Anderson has never excluded a child and is an advocate of restorative approaches, which concentrate on how a situation can be put right as opposed to doling out punishments. The school is active on social media to keep parents engaged with the work it is doing. Every Monday at assembly, children are given a “big talk” topic to discuss at home, and they share their thoughts the following week.

The school delivers a PSHE programme called Mind, Heart and Body, setting has been scrapped and “golden time, stickers or points” are banned, Anderson says.

“Children often come to realise that these behaviour systems are flawed, because if there is a child who has a tendency to misbehave, they get a sticker the second they start behaving,” she explains. “Meanwhile, children who trundle along not being any trouble end up being overlooked or missed. You end up with children who are motivated by getting stuff.”

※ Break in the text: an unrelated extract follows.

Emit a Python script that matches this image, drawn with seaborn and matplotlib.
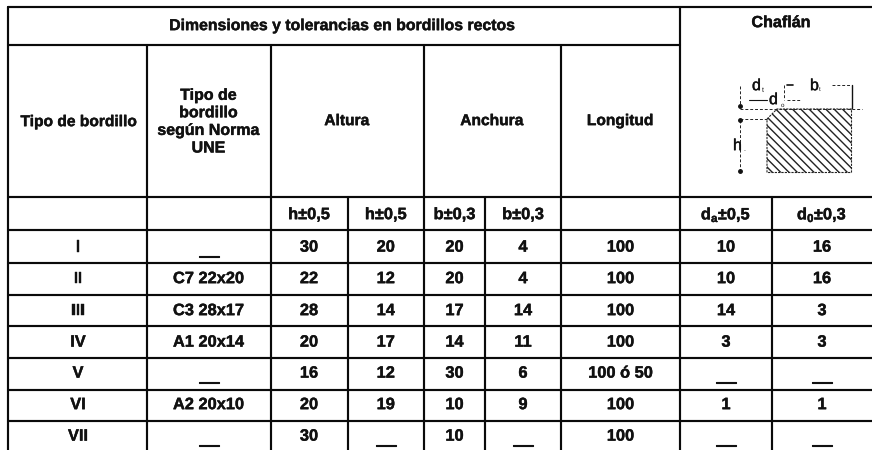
import matplotlib
matplotlib.use("Agg")
import matplotlib.patheffects as pe
import matplotlib.pyplot as plt
import pandas as pd
import seaborn as sns
from matplotlib.patches import Polygon

sns.set_theme(style="white")
plt.rcParams["font.family"] = ["Liberation Sans", "DejaVu Sans"]
plt.rcParams["mathtext.fontset"] = "custom"
plt.rcParams["mathtext.bf"] = "Liberation Sans:bold"
plt.rcParams["mathtext.rm"] = "Liberation Sans:bold"
plt.rcParams["text.hinting"] = "none"
plt.rcParams["hatch.linewidth"] = 1.0

# table content
title = "Dimensiones y tolerancias en bordillos rectos"
chaflan = "Chaflán"
headers = ["Tipo de bordillo", "Tipo de\nbordillo\nsegún Norma\nUNE", "Altura", "Anchura", "Longitud"]
subheaders = ["", "", "h±0,5", "h±0,5", "b±0,3", "b±0,3", "",
              r"$\mathbf{d_a}$±0,5", r"$\mathbf{d_0}$±0,3"]

tipo = ["I", "II", "III", "IV", "V", "VI", "VII"]
norma = ["—", "C7 22x20", "C3 28x17", "A1 20x14", "—", "A2 20x10", "—"]
altura_1 = ["30", "22", "28", "20", "16", "20", "30"]
altura_2 = ["20", "12", "14", "17", "12", "19", "—"]
anchura_1 = ["20", "20", "17", "14", "30", "10", "10"]
anchura_2 = ["4", "4", "14", "11", "6", "9", "—"]
longitud = ["100", "100", "100", "100", "100 ó 50", "100", "100"]
chaflan_a = ["10", "10", "14", "3", "—", "1", "—"]
chaflan_b = ["16", "16", "3", "3", "—", "1", "—"]
columns = [tipo, norma, altura_1, altura_2, anchura_1, anchura_2, longitud, chaflan_a, chaflan_b]

# grid layout in pixels
col_edges = [8, 147, 270.5, 347.5, 424, 485, 561, 680, 772, 872]
row_edges = [6.5, 45, 197, 230, 262.5, 295, 326, 358, 389.5, 421, 450]
row_centers = [247.5, 279, 311, 342.5, 373.5, 405, 436.5]
TEXT = "#111111"
FS = 11.8
FS_HEAD = 11.2
HEAVY = [pe.withStroke(linewidth=0.3, foreground=TEXT)]


def grid_frame():
    # every ruled line of the table as one row per end point
    rules = []
    top, head, mid = row_edges[0], row_edges[1], row_edges[2]
    for y in [top, mid] + row_edges[3:-1]:
        rules.append((8, y, 872, y))
    rules.append((8, head, 680, head))
    for x in col_edges[:-1]:
        start = top if x in (8, 680) else head
        if x in (347.5, 485, 772):
            start = mid
        rules.append((x, start, x, 450))
    rows = []
    for n, (x0, y0, x1, y1) in enumerate(rules):
        rows.append({"rule": n, "x": x0, "y": y0})
        rows.append({"rule": n, "x": x1, "y": y1})
    return pd.DataFrame(rows)


def draw_sketch(ax):
    pts = [(767, 119), (777, 109), (851.5, 109), (851.5, 172.5), (767, 172.5)]
    ax.add_patch(Polygon(pts, closed=True, facecolor="white", edgecolor="#222222",
                         linewidth=0.8, linestyle=(0, (2, 1)), hatch="\\\\\\\\"))
    thin = {"color": "#222222", "linewidth": 0.7, "linestyle": (0, (3, 2))}
    ax.plot([740, 862], [109, 109], **thin)
    ax.plot([740, 767], [119, 119], **thin)
    ax.plot([740, 740], [86, 106], **thin)
    ax.plot([740, 740], [120, 171], **thin)
    ax.plot([832, 851], [85, 85], **thin)
    ax.plot([784, 784], [85, 100], **thin)
    ax.plot([749, 767], [100, 100], color="#111111", linewidth=0.8)
    ax.plot([787, 800], [100, 100], **thin)
    ax.plot([787, 793], [85, 85], color="#111111", linewidth=1.2)
    ax.plot([851.5, 851.5], [85, 108], color="#111111", linewidth=1.0)
    ax.plot([740, 740, 740], [106, 120, 171], "o", color="#111111", markersize=2.5)
    ax.text(752, 86, "d", fontsize=11.5, color=TEXT, va="center", ha="left", path_effects=HEAVY)
    ax.text(762, 90, "t", fontsize=5, color=TEXT, va="center", ha="left")
    ax.text(769, 100, "d", fontsize=11.5, color=TEXT, va="center", ha="left", path_effects=HEAVY)
    ax.text(781, 105, "o", fontsize=4.5, color=TEXT, va="center", ha="left")
    ax.text(810, 86, "b", fontsize=11.5, color=TEXT, va="center", ha="left", path_effects=HEAVY)
    ax.text(819, 89, "t", fontsize=4.5, color=TEXT, va="center", ha="left")
    ax.text(733, 146, "h", fontsize=11.5, color=TEXT, va="center", ha="left", path_effects=HEAVY)
    ax.text(743, 149, ".", fontsize=5, color=TEXT, va="center", ha="left")


def label(ax, x, y, s, **kw):
    opts = dict(ha="center", va="center", fontsize=FS, fontweight="bold", color=TEXT,
                path_effects=HEAVY)
    opts.update(kw)
    ax.text(x, y, s, **opts)


fig = plt.figure(figsize=(8.72, 4.5), dpi=100)
ax = fig.add_axes([0, 0, 1, 1])

sns.lineplot(data=grid_frame(), x="x", y="y", units="rule", estimator=None, sort=False,
             color="#0a0a0a", linewidth=1.55, ax=ax, legend=False)
ax.set_xlim(0, 872)
ax.set_ylim(450, 0)
ax.axis("off")

label(ax, 342.5, 26, title, fontsize=FS_HEAD + 0.2)
label(ax, 781, 23, chaflan, fontsize=FS_HEAD + 0.4)
label(ax, 78.5, 122, headers[0], fontsize=FS_HEAD)
label(ax, 208.5, 122, headers[1], fontsize=FS_HEAD + 0.3, linespacing=1.22)
label(ax, 346.7, 121, headers[2], fontsize=FS_HEAD)
label(ax, 491.7, 121, headers[3], fontsize=FS_HEAD)
label(ax, 620, 121, headers[4], fontsize=FS_HEAD)

centers = [(col_edges[i] + col_edges[i + 1]) / 2 for i in range(len(col_edges) - 1)]
centers[0], centers[1] = 78, 208.5

for cx, s in zip(centers, subheaders):
    if s:
        label(ax, cx, 215, s)

for cx, col in zip(centers, columns):
    for cy, s in zip(row_centers, col):
        if s == "—":
            # small doubled dash so the mark stays inside the last, cropped row
            label(ax, cx, cy + 8.7, s * 2, fontsize=7.2,
                  path_effects=[pe.withStroke(linewidth=0.8, foreground=TEXT)])
        else:
            label(ax, cx, cy, s)

draw_sketch(ax)

fig.savefig("out.png", dpi=100, facecolor="white")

That tyranny of attainment is culturally corrosive

Although secondaries are on a larger scale than primaries, it should be equally possible to make all pupils feel valued if proper pastoral systems are in place, says Peter Reid, headteacher of Broxburn Academy in West Lothian, which was one of the first secondaries in Scotland to introduce a nurture base.

However, the “tyranny of attainment” means that schools – and secondaries in particular – often focus on academic results above all else, according to Bill Ramsay, convener of the EIS teaching union’s equality committee. By the senior secondary years, that focus becomes “like a tractor beam” and everything else has lower priority, he says.

“To me, that tyranny of attainment is culturally corrosive,” Ramsay adds.

Other barriers to schools becoming better at tackling bullying, he notes, include a lack of money and supply cover to enable teacher training on the topic.